The chaos and tumult of the era provided the perfect
opportunity to attack organized labor whose members could now be considered “traitors
to the war effort.”
“Virtually every IWW office was
raided; at the group’s Chicago headquarters, police smashed tables and chairs,
left papers strewn all over the floor, and took away five tons of material,
including even some of the ashes of the popular Wobbly songwriter Joe Hill,
recently convicted of murder on shaky evidence and executed. In Seattle, authorities turned Wobbly
prisoners over to the local army commander, who then claimed that because they
were in military custody, they had no right of habeas corpus. When 101 Wobblies were put through a four-month
trial in Chicago, a jury found all of them guilty on all counts after a
discussion so brief it averaged less than thirty seconds per defendant. The judge passed out sentences totaling 807
years of prison time.”
After the war ended the Russian Revolution provided the
threat of Bolshevism as an excuse to continue the various persecutions. Woodrow Wilson, again in true Trumpian fashion,
made this contribution to peace between the races.
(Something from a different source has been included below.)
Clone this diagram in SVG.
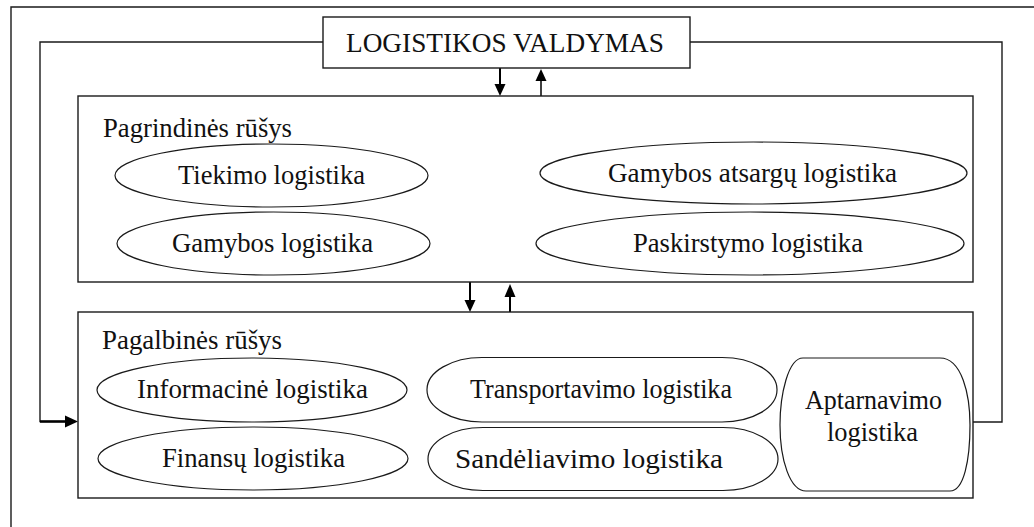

“Woodrow Wilson, himself a
Southerner and ardent segregationist, predicted that ‘the American negro
returning from abroad would be our greatest medium in conveying Bolshevism to
America’.”
“Nearly 400,000 blacks had
served in the military and then come home to a country where they were denied
good jobs, schooling, and housing. As
they competed with millions of returning white soldiers for scarce work, race
riots broke out, and in the summer in 1919 more than 120 people were
killed. Lynchings—a steady terrifying
feature of black life for many years—reached the highest point in more than a
decade; seventy-eight African Americans were lynched that year, more than one
per week. But all racial tension was
also blamed on the Russians.”
Clearly, our nation is capable of horrible behavior—particularly
when it is led by a horrible president.
Hochschild leaves us with a concluding observation.
“The final lesson from this dark
time is that when a president has no tolerance for opposition, the greatest
godsend he can have is a war. Then
dissent becomes not just ‘fake news’ but treason. We should be wary.”